┌────────

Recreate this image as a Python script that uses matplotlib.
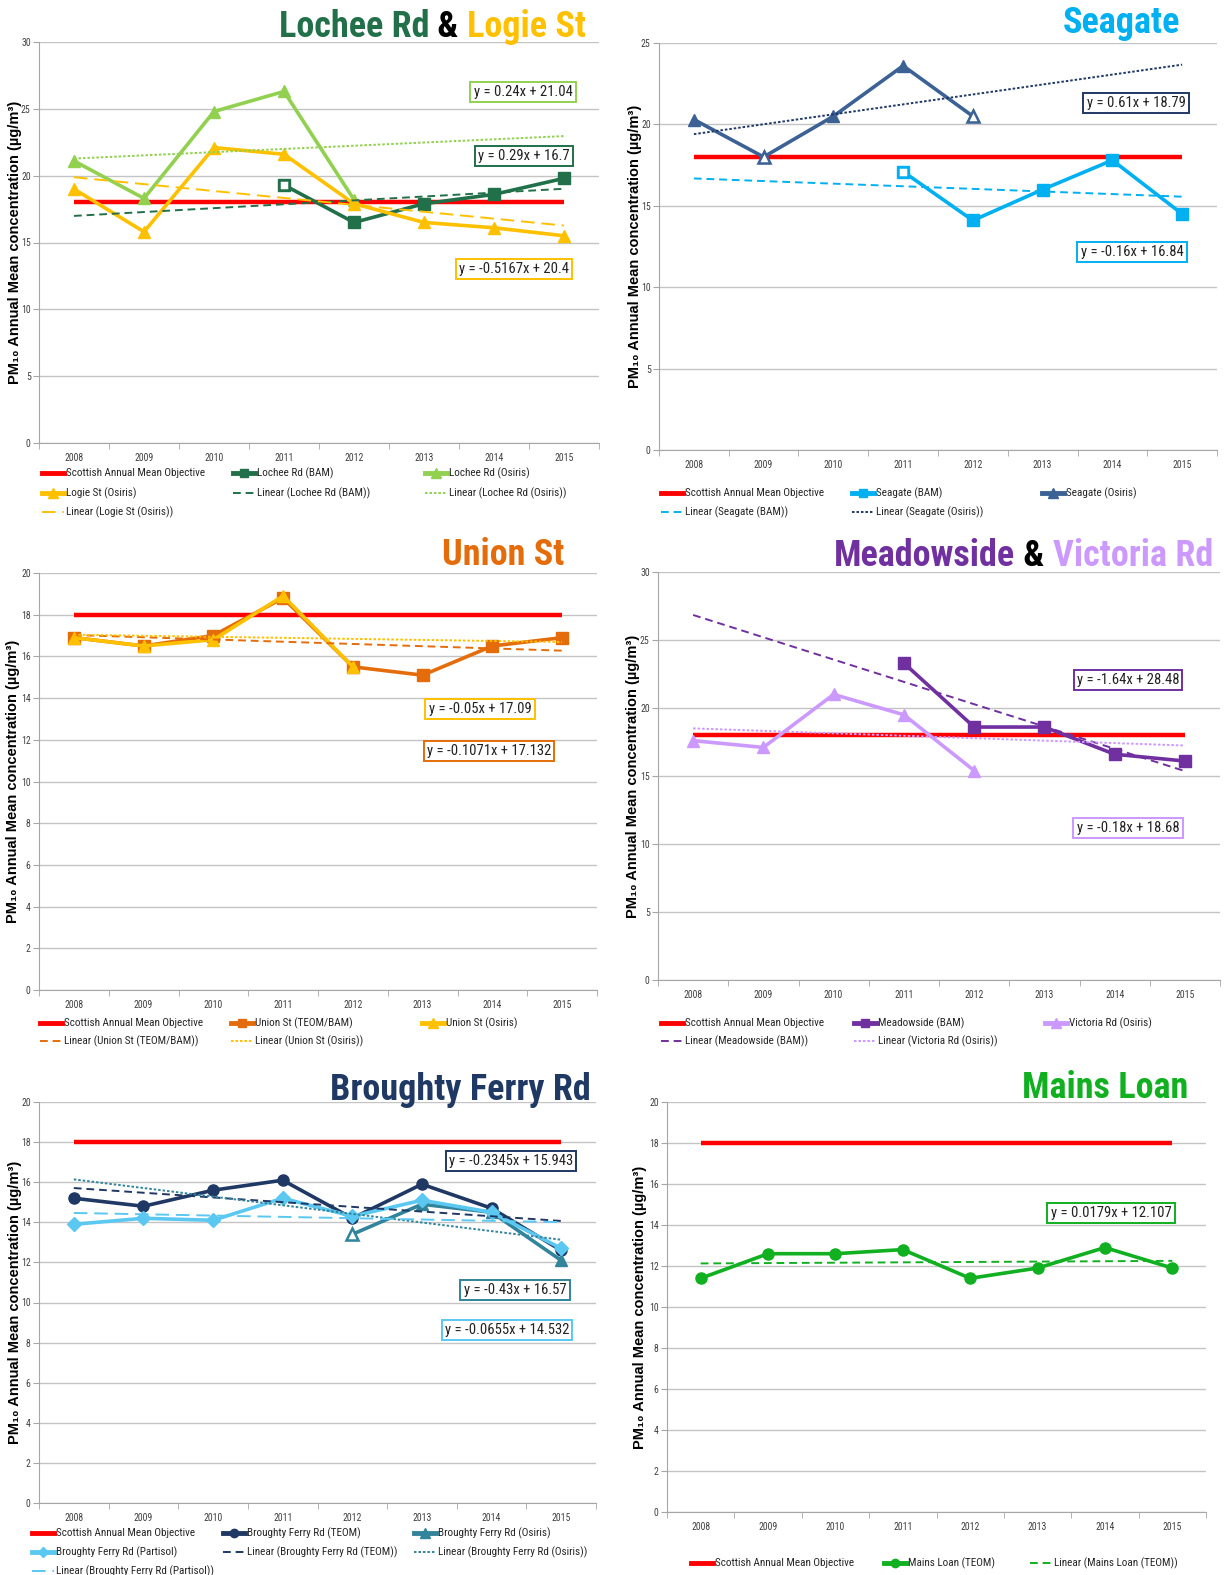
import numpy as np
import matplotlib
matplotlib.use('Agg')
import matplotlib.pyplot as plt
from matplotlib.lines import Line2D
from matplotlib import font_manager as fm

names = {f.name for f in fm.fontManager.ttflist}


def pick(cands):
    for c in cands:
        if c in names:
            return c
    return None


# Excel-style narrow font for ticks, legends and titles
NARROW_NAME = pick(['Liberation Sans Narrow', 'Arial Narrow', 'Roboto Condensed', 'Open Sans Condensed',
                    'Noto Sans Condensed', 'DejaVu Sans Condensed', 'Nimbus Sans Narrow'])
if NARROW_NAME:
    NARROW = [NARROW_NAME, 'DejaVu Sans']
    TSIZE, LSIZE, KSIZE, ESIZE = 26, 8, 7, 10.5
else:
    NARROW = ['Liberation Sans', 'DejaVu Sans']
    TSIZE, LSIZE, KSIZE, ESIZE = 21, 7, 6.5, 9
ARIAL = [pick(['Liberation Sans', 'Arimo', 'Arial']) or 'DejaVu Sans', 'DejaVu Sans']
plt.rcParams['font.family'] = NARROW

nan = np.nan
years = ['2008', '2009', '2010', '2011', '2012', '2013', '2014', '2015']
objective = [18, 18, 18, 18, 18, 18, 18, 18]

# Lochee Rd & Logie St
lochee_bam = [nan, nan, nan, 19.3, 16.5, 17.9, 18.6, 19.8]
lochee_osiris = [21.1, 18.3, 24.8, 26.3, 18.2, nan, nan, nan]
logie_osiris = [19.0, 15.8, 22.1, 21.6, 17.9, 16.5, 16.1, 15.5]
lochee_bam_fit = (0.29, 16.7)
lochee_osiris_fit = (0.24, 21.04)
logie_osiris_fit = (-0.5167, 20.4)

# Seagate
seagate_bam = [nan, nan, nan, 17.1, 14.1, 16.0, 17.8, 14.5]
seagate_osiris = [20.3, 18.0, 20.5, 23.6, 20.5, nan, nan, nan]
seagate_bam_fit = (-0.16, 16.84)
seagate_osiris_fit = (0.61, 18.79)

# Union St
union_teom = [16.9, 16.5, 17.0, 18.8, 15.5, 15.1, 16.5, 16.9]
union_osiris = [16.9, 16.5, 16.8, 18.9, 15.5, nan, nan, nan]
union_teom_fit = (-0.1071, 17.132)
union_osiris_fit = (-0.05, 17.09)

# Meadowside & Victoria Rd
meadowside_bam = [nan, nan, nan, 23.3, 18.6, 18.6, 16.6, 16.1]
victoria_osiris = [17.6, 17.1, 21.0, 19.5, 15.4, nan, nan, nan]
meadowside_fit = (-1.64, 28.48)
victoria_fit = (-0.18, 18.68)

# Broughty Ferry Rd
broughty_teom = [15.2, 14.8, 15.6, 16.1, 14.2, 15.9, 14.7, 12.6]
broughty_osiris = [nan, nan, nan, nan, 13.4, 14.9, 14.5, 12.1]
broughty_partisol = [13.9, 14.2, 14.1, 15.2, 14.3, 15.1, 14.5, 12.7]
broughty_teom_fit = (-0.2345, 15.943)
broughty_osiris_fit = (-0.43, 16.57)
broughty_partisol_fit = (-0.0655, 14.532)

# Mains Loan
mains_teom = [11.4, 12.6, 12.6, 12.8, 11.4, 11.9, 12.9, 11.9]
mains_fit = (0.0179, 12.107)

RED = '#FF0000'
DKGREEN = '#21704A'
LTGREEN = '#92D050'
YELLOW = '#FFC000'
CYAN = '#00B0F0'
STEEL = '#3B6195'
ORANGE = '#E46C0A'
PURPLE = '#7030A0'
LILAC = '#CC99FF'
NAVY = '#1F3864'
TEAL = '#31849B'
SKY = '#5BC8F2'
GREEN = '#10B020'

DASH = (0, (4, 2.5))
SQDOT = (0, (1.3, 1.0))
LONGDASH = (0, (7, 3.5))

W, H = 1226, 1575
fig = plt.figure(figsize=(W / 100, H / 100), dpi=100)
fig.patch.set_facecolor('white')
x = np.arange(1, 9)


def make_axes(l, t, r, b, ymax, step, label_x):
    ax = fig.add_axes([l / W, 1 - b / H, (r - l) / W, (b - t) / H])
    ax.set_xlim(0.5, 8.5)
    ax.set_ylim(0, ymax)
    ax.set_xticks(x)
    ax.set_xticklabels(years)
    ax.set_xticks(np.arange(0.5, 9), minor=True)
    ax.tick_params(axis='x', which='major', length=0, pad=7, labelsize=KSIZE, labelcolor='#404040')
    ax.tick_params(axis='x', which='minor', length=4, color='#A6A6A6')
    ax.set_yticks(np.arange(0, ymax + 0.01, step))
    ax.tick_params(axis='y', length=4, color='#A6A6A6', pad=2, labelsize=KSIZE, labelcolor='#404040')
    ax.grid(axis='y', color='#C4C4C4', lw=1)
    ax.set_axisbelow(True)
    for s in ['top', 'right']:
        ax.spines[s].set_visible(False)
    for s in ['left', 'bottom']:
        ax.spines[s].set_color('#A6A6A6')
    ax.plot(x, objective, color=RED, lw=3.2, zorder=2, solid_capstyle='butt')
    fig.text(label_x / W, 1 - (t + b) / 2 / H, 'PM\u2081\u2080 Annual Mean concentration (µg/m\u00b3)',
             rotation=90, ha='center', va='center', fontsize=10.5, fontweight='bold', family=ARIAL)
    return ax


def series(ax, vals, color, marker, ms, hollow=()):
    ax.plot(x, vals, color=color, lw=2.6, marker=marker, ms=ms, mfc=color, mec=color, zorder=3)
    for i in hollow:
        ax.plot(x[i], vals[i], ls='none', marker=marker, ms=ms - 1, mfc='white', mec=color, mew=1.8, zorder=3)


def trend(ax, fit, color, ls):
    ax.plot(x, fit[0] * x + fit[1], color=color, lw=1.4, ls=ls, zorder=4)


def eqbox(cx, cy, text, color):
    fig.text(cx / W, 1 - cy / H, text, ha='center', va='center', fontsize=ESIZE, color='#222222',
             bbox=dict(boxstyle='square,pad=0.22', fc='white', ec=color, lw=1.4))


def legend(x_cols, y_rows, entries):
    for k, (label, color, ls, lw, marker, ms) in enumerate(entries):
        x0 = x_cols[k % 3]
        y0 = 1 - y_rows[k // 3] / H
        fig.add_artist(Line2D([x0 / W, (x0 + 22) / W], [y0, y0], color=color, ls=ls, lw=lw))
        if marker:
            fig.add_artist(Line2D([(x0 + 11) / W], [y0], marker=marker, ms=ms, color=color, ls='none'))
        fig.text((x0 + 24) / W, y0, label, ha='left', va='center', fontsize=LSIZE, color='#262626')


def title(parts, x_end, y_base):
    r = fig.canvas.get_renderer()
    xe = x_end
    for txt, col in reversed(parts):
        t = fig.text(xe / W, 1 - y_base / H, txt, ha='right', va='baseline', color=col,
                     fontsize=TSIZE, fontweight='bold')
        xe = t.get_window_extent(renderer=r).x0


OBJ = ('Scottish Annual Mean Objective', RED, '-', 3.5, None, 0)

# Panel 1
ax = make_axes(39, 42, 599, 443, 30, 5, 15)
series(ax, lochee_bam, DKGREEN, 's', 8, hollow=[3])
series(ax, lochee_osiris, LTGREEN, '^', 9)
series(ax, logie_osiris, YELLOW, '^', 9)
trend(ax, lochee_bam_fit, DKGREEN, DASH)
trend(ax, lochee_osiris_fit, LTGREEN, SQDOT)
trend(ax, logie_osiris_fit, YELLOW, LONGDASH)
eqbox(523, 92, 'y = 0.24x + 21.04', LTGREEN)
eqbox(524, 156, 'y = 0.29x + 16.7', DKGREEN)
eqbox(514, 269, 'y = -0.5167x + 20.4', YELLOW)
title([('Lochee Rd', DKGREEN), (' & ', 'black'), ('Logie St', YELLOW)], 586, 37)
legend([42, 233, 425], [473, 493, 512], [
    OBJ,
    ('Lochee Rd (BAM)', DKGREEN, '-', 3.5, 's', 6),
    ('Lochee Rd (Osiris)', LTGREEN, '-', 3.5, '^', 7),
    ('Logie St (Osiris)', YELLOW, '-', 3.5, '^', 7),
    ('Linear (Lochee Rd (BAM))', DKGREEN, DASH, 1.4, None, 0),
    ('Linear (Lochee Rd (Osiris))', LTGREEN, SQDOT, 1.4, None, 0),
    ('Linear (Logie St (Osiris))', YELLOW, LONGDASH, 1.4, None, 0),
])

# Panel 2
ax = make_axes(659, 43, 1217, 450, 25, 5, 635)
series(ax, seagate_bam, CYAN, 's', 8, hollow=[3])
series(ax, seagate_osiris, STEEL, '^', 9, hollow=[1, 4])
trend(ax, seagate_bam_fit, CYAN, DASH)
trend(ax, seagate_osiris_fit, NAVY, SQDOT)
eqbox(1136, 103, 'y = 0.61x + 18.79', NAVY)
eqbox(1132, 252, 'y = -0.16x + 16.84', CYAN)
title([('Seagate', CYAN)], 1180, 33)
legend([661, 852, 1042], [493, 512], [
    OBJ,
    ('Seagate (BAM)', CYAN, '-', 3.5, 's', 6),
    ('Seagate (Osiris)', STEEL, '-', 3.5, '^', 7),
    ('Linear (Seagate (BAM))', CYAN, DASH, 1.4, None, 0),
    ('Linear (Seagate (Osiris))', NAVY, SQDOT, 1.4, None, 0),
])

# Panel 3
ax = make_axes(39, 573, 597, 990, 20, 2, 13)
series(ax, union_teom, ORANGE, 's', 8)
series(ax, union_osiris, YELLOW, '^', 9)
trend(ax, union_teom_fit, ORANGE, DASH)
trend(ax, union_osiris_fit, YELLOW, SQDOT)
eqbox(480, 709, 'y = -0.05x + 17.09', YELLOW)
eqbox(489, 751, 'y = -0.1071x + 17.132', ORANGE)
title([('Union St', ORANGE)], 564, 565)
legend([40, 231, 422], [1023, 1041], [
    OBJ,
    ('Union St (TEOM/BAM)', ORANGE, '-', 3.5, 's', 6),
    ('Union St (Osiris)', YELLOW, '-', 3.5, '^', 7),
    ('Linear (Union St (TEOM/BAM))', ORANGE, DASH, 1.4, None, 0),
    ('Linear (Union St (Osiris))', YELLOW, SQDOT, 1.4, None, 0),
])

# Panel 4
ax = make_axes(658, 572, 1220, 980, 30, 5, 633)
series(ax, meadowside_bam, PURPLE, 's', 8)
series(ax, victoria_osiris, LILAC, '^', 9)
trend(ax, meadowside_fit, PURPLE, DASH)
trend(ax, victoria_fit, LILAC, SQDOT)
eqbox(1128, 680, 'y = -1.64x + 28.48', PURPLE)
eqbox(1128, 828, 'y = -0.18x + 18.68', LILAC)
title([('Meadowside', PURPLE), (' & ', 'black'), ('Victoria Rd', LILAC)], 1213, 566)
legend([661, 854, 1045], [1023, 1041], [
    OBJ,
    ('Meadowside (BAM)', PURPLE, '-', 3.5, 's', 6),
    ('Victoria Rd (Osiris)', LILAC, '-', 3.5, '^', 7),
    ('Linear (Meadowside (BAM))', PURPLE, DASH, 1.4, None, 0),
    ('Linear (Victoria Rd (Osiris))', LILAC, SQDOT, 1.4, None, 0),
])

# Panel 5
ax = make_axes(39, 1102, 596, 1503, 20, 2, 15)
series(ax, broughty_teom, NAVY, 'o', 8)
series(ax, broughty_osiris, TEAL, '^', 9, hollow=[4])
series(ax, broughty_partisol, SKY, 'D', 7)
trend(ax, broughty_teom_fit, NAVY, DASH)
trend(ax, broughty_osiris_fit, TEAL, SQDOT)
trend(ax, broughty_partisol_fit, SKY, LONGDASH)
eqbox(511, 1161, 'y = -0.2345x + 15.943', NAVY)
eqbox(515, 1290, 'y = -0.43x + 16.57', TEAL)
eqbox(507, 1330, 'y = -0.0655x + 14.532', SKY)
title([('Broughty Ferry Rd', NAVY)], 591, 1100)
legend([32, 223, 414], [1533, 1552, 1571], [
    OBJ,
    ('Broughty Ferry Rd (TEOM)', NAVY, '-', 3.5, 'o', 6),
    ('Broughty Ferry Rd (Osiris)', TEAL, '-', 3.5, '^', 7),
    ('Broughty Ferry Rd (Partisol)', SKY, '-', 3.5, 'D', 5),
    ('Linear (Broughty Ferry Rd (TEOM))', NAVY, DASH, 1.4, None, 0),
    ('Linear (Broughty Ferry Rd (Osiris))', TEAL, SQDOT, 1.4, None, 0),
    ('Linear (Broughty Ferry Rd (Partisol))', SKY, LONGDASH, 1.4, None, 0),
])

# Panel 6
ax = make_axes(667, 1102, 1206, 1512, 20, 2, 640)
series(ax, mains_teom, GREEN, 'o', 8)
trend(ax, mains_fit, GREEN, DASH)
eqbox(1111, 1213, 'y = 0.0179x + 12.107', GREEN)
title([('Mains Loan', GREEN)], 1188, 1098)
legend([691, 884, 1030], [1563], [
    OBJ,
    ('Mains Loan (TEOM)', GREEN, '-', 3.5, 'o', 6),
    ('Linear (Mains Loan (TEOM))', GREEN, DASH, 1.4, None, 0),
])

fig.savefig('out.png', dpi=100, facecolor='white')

└────────

TASK STATEMENT -
Reproduce only the lines from the beginning of the data through the line that contains "return None", both included, and please drop the pictures.

EXERCISE RESPONSE -
Recreate this image as a Python script that uses matplotlib.
import numpy as np
import matplotlib
matplotlib.use('Agg')
import matplotlib.pyplot as plt
from matplotlib.lines import Line2D
from matplotlib import font_manager as fm

names = {f.name for f in fm.fontManager.ttflist}


def pick(cands):
    for c in cands:
        if c in names:
            return c
    return None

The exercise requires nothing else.